The day’s second reward came several hot, dusty hours later when we left the highway and bumped several miles down a gravel track to another World Heritage Site - the ancient walled city of Hatra. Once again there was no gift shop, guides or other tourists, just a gentle late afternoon breeze which fanned us as we explored the remarkable ruins.

Then we met Sala, a genial, middle-aged policeman from the modern town of Hatra, who had arrived for a stroll with his five children. He told us how IS used the ruins as a camp when they occupied northern Iraq, terrorising the local people, executing opponents and refusing to return their bodies. He showed us where they broke the heads of statues and used 2000-year-old columns for shooting practice. The dusty soil was littered with spent bullets. IS graffiti was still scrawled on walls.

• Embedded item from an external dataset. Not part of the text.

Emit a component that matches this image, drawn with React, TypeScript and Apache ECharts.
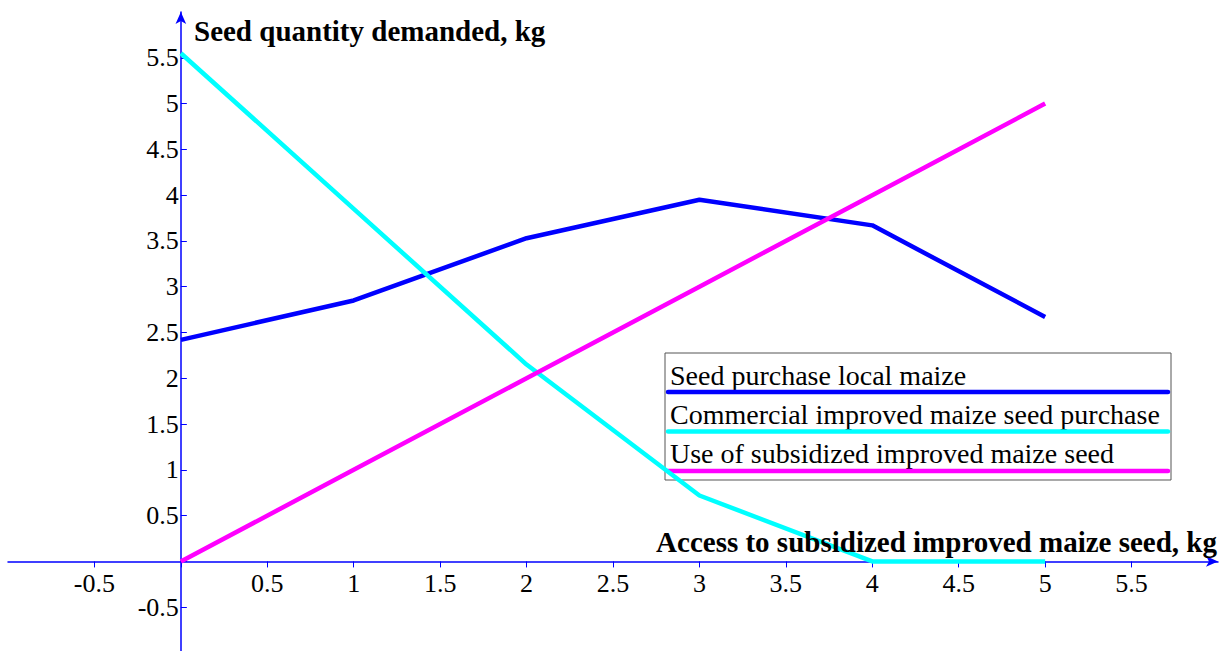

Had Saddam remained in power that tragedy “would not have happened,” he said. “There were no problems like this when Saddam was around. The country has been destroyed from the moments the Americans came in.”

Our tour ended in Mosul, Iraq’s second city which IS occupied from 2014 to 2017. For more than an hour we walked through scenes of unbelievable devastation in the old city, caused less by IS than by the air strikes and extreme force that Iraqi and coalition forces had deployed to oust it.

Not a building was still habitable, not a window or roof still intact. The word ‘safe’ was written in red paint on the walls of broken buildings to indicate that there were no mines or booby traps inside, but structurally they were perilous. Old men sat near the rubble of their former homes.

But happily Mosul is bouncing back. Diggers and bulldozers are clearing the debris. With Unesco’s help, the city’s famously crooked 12th-century al-Hadba minaret has been rebuilt. So has the al-Saa’a convent, which IS used as a prison, and many other public buildings. On the edge of the devastation, a fish market and souk now flourish. We saw new hotels, modern supermarkets and well-kept parks. At least some of the 500,000 inhabitants who fled IS are drifting back.

“Mosul is the place to be,” said an Irish-Iraqi woman who plans to emigrate from Dublin to her father’s city.

As we left for the airport we passed the site of the house where Saddam’s sons, Uday and Qusay, died in a protracted shootout with American special forces in July 2003. The shattered house has since been razed to the ground. As with Iraq in general, what will eventually replace it is still unclear.